Another argument which supports the regulation of immigration is that of organised crime. Whatever way you want to look at it, the smugglers bringing refugees into Australia are not doing it out of the goodness of their heart. They are not humanitarians, and frankly do not do it for the refugees. They are paid, often quite well, for their services by those entering Australia illegally. This makes them an organised criminal element, and one which Australia is obligated and required to regulate and control. Suppose the cargo was different? Instead of smuggling in humans, what if they were to smuggle in heroin from Afghanistan? What if, instead of refugees, the smugglers were to bring in a boat of young girls for prostitution in Australia?  It does not matter to the smuggler, as long as he is paid. The smuggling network is one that has existed before “boat people”, but that has blossomed and increased dramatically, especially since the increasing support for refugees in Australia has begun. Australia cannot, and should not, support a criminal network which is operating illegally on our borders.

There is no simple solution to the “boat people” dilemma. The current situation is unsustainable, as there is no political will to take a decisive course of action. The current wait times do need to be decreased for legitimate refugees. And there have been abuses in detention, some of which could have been prevented.

But is the answer to either have a revolving door for illegal immigrants where they are processed directly into the country? Should they be given immediate temporary VISAS upon arrival and then released into the community while their application is processed (as is argued by some supporters)? The answer is, no! Such a course of action will make it almost impossible to maintain the whereabouts of illegal immigrants, and will drastically decrease Australia’s security, not only from terrorist elements, but from foreign agents, international criminals, and other undesirables.

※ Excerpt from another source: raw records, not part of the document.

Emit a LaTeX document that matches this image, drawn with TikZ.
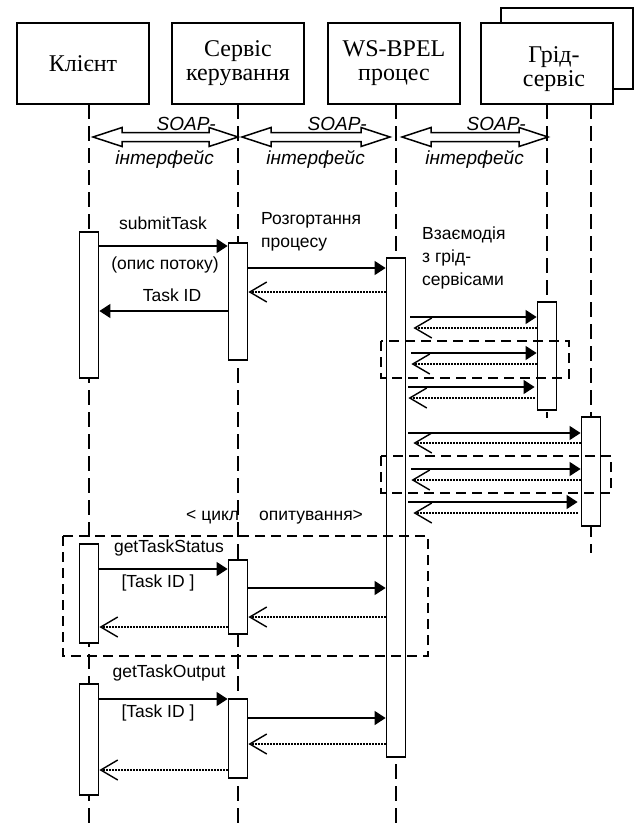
\documentclass[tikz,border=0pt]{standalone}
\usepackage{fontspec}
\setmainfont{Liberation Serif}
\newfontfamily\labelfont{Liberation Sans}
\usepackage{tikz}
\tikzset{>=latex}
\usetikzlibrary{arrows.meta}

\begin{document}
\begin{tikzpicture}[x=1pt,y=-1pt,
  head/.style={draw,line width=2pt,fill=white,minimum width=132pt,minimum height=81pt,
    align=center,font=\fontsize{24}{24}\selectfont},
  headtxt/.style={align=center,inner sep=0pt,font=\fontsize{24}{24}\selectfont},
  act/.style={draw,line width=1.8pt,fill=white,minimum width=19pt,inner sep=0pt},
  life/.style={line width=2pt,dash pattern=on 15pt off 7pt},
  frame/.style={line width=2pt,dash pattern=on 10pt off 6pt},
  call/.style={line width=1.3pt,-{Triangle[length=11pt,width=14pt]}},
  reply/.style={line width=1.3pt,dash pattern=on 1.3pt off 1.7pt,
    -{Straight Barb[length=17pt,width=20pt,line width=1.4pt]}},
  soap/.style={line width=1.5pt,fill=white,line join=miter},
  lbl/.style={inner sep=0pt,align=left,font=\labelfont\fontsize{17.5}{23}\selectfont},
  soaplbl/.style={inner sep=0pt,font=\labelfont\itshape\fontsize{19}{19}\selectfont}]
  \useasboundingbox (0,0) rectangle (636,823);

  % help functions

        % activation bar on a lifeline: name, x, top, bottom
  \def\actBar(#1,#2,#3,#4){\node[act,minimum height={(#4-#3)*1pt}] (#1) at (#2,{(#3+#4)/2}) {};}
        % synchronous call and dotted reply between two bars
  \def\callArrow[#1](#2,#3,#4){\draw[call,#1] (#2 |- 0,#4) -- (#3 |- 0,#4);}
  \def\replyArrow[#1](#2,#3,#4){\draw[reply,#1] (#2 |- 0,#4) -- (#3 |- 0,#4);}
        % hollow SOAP double arrow
  \def\soapArrow(#1,#2,#3){
    \draw[soap] (#1,#3) -- ++(29,-9.5) -- ++(0,5) -- ({#2-29},{#3-4.5}) -- ++(0,-5)
      -- (#2,#3) -- ++(-29,9.5) -- ++(0,-5) -- ({#1+29},{#3+4.5}) -- ++(0,5) -- cycle;}

  % lifelines
  \draw[life] (89,104) -- (89,823);
  \draw[life] (238,104) -- (238,823);
  \draw[life] (396,104) -- (396,823);
  \draw[life] (547,104) -- (547,418);
  \draw[life] (591,104) -- (591,553);

  % header boxes
  \node[head] (cl) at (83,63.5) {Клієнт};
  \node[head] (sv) at (238,63.5) {Сервіс\\керування};
  \node[head] (bp) at (394,63.5) {WS-BPEL\\процес};
  \node[head] (grb) at (567,48.5) {};
  \node[head] (gr) at (547,63.5) {};
  \node[headtxt] (grt) at (554,69) {Грід-\\сервіс};

  % SOAP interfaces
  \soapArrow(93,238,137)
  \soapArrow(242,390,137)
  \soapArrow(402,548,137)
  \foreach \r in {239,390,549}{
    \node[soaplbl,anchor=east] at ({\r-23},124) {SOAP-};
    \node[soaplbl,anchor=east] at ({\r-25},159) {інтерфейс};
  }

  % activation bars
  \actBar(clA,89,232,378)
  \actBar(svA,238,243,360)
  \actBar(bpA,396,258,757)
  \actBar(grA,547,302,410)
  \actBar(grB,591,417,526)
  \actBar(clB,89,544,643)
  \actBar(svB,238,560,634)
  \actBar(clC,89,684,795)
  \actBar(svC,238,699,778)

  % submit
  \callArrow[](clA.east,svA.west,246)
  \callArrow[](svA.west,clA.east,311)
  \callArrow[](svA.east,bpA.west,268)
  \replyArrow[](bpA.west,svA.east,292)

  % grid services
  \callArrow[shorten <=4pt](bpA.east,grA.west,317)
  \replyArrow[shorten >=7pt](grA.west,bpA.east,328)
  \callArrow[shorten <=5pt](bpA.east,grA.west,353)
  \replyArrow[shorten >=5pt](grA.west,bpA.east,364)
  \callArrow[shorten <=2pt,shorten >=2pt](bpA.east,grA.west,387)
  \replyArrow[shorten <=2pt,shorten >=2pt](grA.west,bpA.east,398)

  \callArrow[shorten <=2pt](bpA.east,grB.west,433)
  \replyArrow[shorten >=7pt](grB.west,bpA.east,443)
  \callArrow[shorten <=5pt](bpA.east,grB.west,469)
  \replyArrow[shorten >=5pt](grB.west,bpA.east,480)
  \callArrow[shorten <=2pt,shorten >=3pt](bpA.east,grB.west,502)
  \replyArrow[shorten <=3pt,shorten >=7pt](grB.west,bpA.east,513)

  % status polling
  \callArrow[](clB.east,svB.west,569)
  \callArrow[](svB.east,bpA.west,588)
  \replyArrow[](bpA.west,svB.east,617)
  \replyArrow[](svB.west,clB.east,627)

  % output
  \callArrow[](clC.east,svC.west,699)
  \callArrow[](svC.east,bpA.west,718)
  \replyArrow[](bpA.west,svC.east,744)
  \replyArrow[](svC.west,clC.east,770)

  % frames
  \draw[frame] (381,341) rectangle (569,378);
  \draw[frame] (381,456) rectangle (611,493);
  \draw[frame] (63,536) rectangle (428,656);

  % labels
  \node[lbl] (submit) at (163,223) {submitTask};
  \node[lbl] (flow) at (165,265) {(опис потоку)};
  \node[lbl] (taskid) at (172,295) {Task ID};
  \node[lbl,anchor=west] (deploy) at (261,232) {Розгортання\\процесу};
  \node[lbl,anchor=west] (interact) at (422,258) {Взаємодія\\з грід-\\сервісами};
  \node[lbl,anchor=west] (loop) at (186,517) {< цикл\hspace{20pt}опитування>};
  \node[lbl] (status) at (169,548) {getTaskStatus};
  \node[lbl] (idA) at (158,583) {[Task ID ]};
  \node[lbl] (output) at (169,673) {getTaskOutput};
  \node[lbl] (idB) at (158,713) {[Task ID ]};

\end{tikzpicture}
\end{document}
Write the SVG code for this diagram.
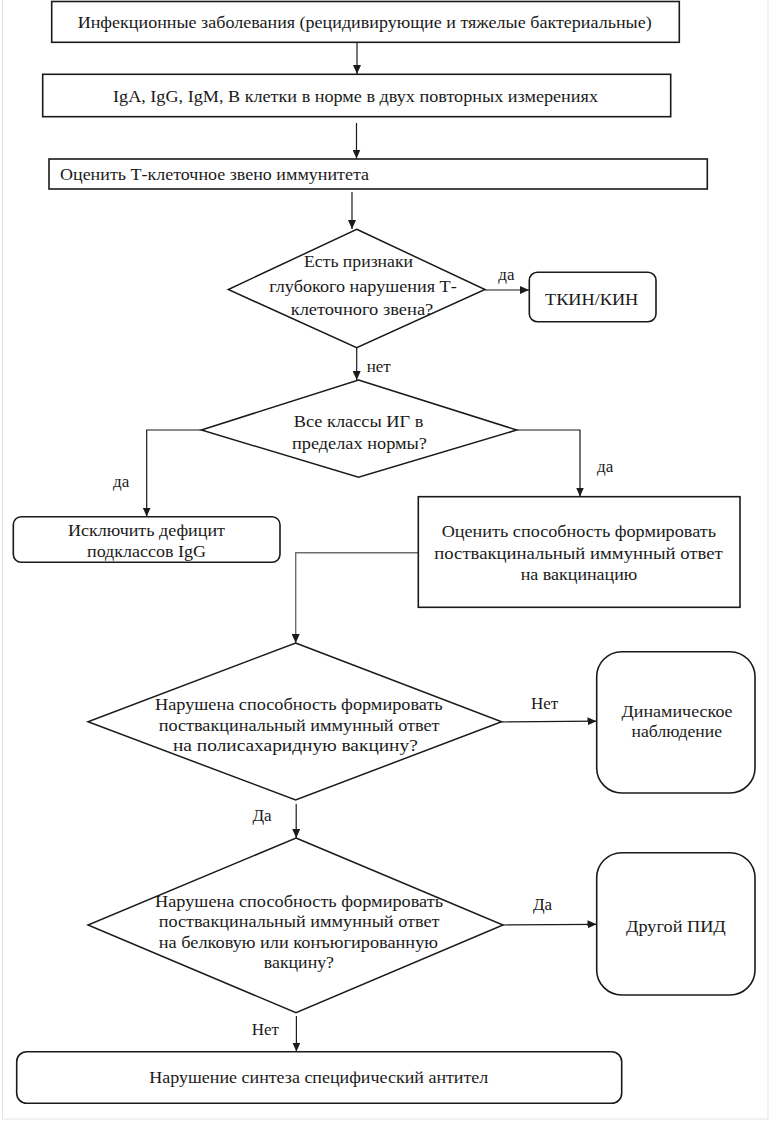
<svg xmlns="http://www.w3.org/2000/svg" width="770" height="1122" viewBox="0 0 770 1122">
<style>
  .bg { fill: #ffffff; }
  .frame { fill: none; stroke: #e2e2e2; stroke-width: 1; }
  .box { fill: #ffffff; stroke: #1a1a1a; stroke-width: 1.6; }
  .dia { fill: #ffffff; stroke: #1a1a1a; stroke-width: 1.5; }
  .t { font-family: 'Liberation Serif', 'DejaVu Serif', serif; font-size: 17.5px; fill: #1a1a1a; }
  .lbl { font-family: 'Liberation Serif', 'DejaVu Serif', serif; font-size: 17px; fill: #1a1a1a; }
  .c { fill: none; stroke: #1a1a1a; stroke-width: 1.2; marker-end: url(#ah); }
  .cg { fill: none; stroke: #6e6e6e; stroke-width: 1.4; marker-end: url(#ah); }
</style>
<defs>
  <marker id="ah" markerWidth="9" markerHeight="8" refX="9" refY="4" orient="auto" markerUnits="userSpaceOnUse">
    <path d="M0,0 L9,4 L0,8 Z" fill="#1a1a1a"/>
  </marker>
</defs>
<rect class="bg" x="0" y="0" width="770" height="1122"/>
<rect class="frame" x="2.5" y="-1" width="765.5" height="1120"/>

<g id="connectors">
  <path class="c" d="M357,42.5 V74"/>
  <path class="c" d="M356.5,123 V158.5"/>
  <path class="c" d="M352,192 V229"/>
  <path class="c" d="M485,290 H529"/>
  <path class="c" d="M356.7,348 V380"/>
  <path class="c" d="M201.4,430 H146.7 V516.5"/>
  <path class="c" d="M516.7,430 H580 V496.5"/>
  <path class="cg" d="M418.3,552.7 H295.7 V643"/>
  <path class="c" d="M501.6,722 L596.5,721.2"/>
  <path class="c" d="M296.2,804 V838"/>
  <path class="c" d="M503,925 L596.5,924.3"/>
  <path class="c" d="M296.4,1016 V1051.5"/>
  <text class="lbl" x="498.3" y="280">да</text>
  <text class="lbl" x="366.7" y="371.5">нет</text>
  <text class="lbl" x="113" y="486.5">да</text>
  <text class="lbl" x="597" y="471.5">да</text>
  <text class="lbl" x="531" y="709">Нет</text>
  <text class="lbl" x="252.5" y="821">Да</text>
  <text class="lbl" x="533" y="910">Да</text>
  <text class="lbl" x="251.7" y="1035">Нет</text>
</g>

<g id="n1">
  <rect class="box" x="51.7" y="1.5" width="627.6" height="40.8"/>
  <text class="t" x="77.7" y="28" textLength="574" lengthAdjust="spacingAndGlyphs">Инфекционные заболевания (рецидивирующие и тяжелые бактериальные)</text>
</g>
<g id="n2">
  <rect class="box" x="42.7" y="74.3" width="628" height="42.4"/>
  <text class="t" x="113" y="101.5" textLength="485" lengthAdjust="spacingAndGlyphs">IgA, IgG, IgM, В клетки в норме в двух повторных измерениях</text>
</g>
<g id="n3">
  <rect class="box" x="49" y="159" width="658.3" height="30"/>
  <text class="t" x="60" y="180" textLength="309" lengthAdjust="spacingAndGlyphs">Оценить Т-клеточное звено иммунитета</text>
</g>
<g id="d1">
  <polygon class="dia" points="356.7,229.3 485,289.5 356.7,347.7 228.3,289.5"/>
  <text class="t" x="304" y="266.5" textLength="109" lengthAdjust="spacingAndGlyphs">Есть признаки</text>
  <text class="t" x="269.3" y="291.5" textLength="187.4" lengthAdjust="spacingAndGlyphs">глубокого нарушения Т-</text>
  <text class="t" x="290.7" y="315" textLength="142.6" lengthAdjust="spacingAndGlyphs">клеточного звена?</text>
</g>
<g id="n4">
  <rect class="box" x="529.3" y="272.3" width="126.7" height="49.4" rx="8"/>
  <text class="t" x="545" y="305" textLength="93.3" lengthAdjust="spacingAndGlyphs">ТКИН/КИН</text>
</g>
<g id="d2">
  <polygon class="dia" points="358.5,380 516.7,430 358.5,477.3 201.4,430"/>
  <text class="t" x="293.7" y="426.5" textLength="129.7" lengthAdjust="spacingAndGlyphs">Все классы ИГ в</text>
  <text class="t" x="292" y="448.5" textLength="135" lengthAdjust="spacingAndGlyphs">пределах нормы?</text>
</g>
<g id="n5">
  <rect class="box" x="13.3" y="516.7" width="266.7" height="45.6" rx="8"/>
  <text class="t" x="68" y="536" textLength="157" lengthAdjust="spacingAndGlyphs">Исключить дефицит</text>
  <text class="t" x="87" y="557" textLength="119" lengthAdjust="spacingAndGlyphs">подклассов IgG</text>
</g>
<g id="n6">
  <rect class="box" x="418.3" y="496.7" width="321.7" height="110.6"/>
  <text class="t" x="441.7" y="537" textLength="274.3" lengthAdjust="spacingAndGlyphs">Оценить способность формировать</text>
  <text class="t" x="434.3" y="559" textLength="288.4" lengthAdjust="spacingAndGlyphs">поствакцинальный иммунный ответ</text>
  <text class="t" x="520.7" y="580" textLength="116.6" lengthAdjust="spacingAndGlyphs">на вакцинацию</text>
</g>
<g id="d3">
  <polygon class="dia" points="295.6,643 501.6,721.7 295.6,800 88,721.7"/>
  <text class="t" x="155" y="710" textLength="287.7" lengthAdjust="spacingAndGlyphs">Нарушена способность формировать</text>
  <text class="t" x="158.7" y="731" textLength="280.8" lengthAdjust="spacingAndGlyphs">поствакцинальный иммунный ответ</text>
  <text class="t" x="173" y="751" textLength="244.8" lengthAdjust="spacingAndGlyphs">на полисахаридную вакцину?</text>
</g>
<g id="n7">
  <rect class="box" x="596.7" y="651.7" width="158.3" height="141.3" rx="25"/>
  <text class="t" x="621.6" y="716.5" textLength="111" lengthAdjust="spacingAndGlyphs">Динамическое</text>
  <text class="t" x="631.6" y="737" textLength="90.4" lengthAdjust="spacingAndGlyphs">наблюдение</text>
</g>
<g id="d4">
  <polygon class="dia" points="296,838 503,925 296,1012.7 88,925"/>
  <text class="t" x="155" y="906.5" textLength="288" lengthAdjust="spacingAndGlyphs">Нарушена способность формировать</text>
  <text class="t" x="158.7" y="927" textLength="280.8" lengthAdjust="spacingAndGlyphs">поствакцинальный иммунный ответ</text>
  <text class="t" x="158.7" y="947.5" textLength="279.3" lengthAdjust="spacingAndGlyphs">на белковую или конъюгированную</text>
  <text class="t" x="263.8" y="968" textLength="70.2" lengthAdjust="spacingAndGlyphs">вакцину?</text>
</g>
<g id="n8">
  <rect class="box" x="596.7" y="852.7" width="158.3" height="142.3" rx="25"/>
  <text class="t" x="626" y="931.5" textLength="99.8" lengthAdjust="spacingAndGlyphs">Другой ПИД</text>
</g>
<g id="n9">
  <rect class="box" x="16.7" y="1051.7" width="605" height="51.6" rx="10"/>
  <text class="t" x="149.3" y="1083" textLength="339" lengthAdjust="spacingAndGlyphs">Нарушение синтеза специфический антител</text>
</g>
</svg>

Sitting in our ivory tower, on the sunny streets of Melbourne in a cafe sipping on a latte, it is very easy to condemn the Australian government for cruelty in mandatory detention. And in an ideal world, where every person was innocent, every person was good at heart, and every refugee was legitimate, this would be a correct denunciation. However, the world is not perfect. There is no perfect solution.

All sides and parties to this debate have to change their approach. The government must take a firm and decided stance on the issue, and cease to use the issue as a political football. The anti refugee party must concede that legitimate refugees entering Australia should have the right to asylum and protection. The pro refugee lobby needs to hang up the protest banners, stop demanding the impossible, and accept the reality of the situation. And the refugees would help their cause a lot more by not burning their quarters, rioting on Christmas Island, and giving the government reason to detain them further.

That something needs to be done is evident. What the answer will be is not in the scope of this article, nor does the author pretend to have a solution. However, I do believe that for the security of Australia, proper and complete security assessments must be completed before illegal immigrants can be released into Australia. And however long this would reasonably take should be the period of detention.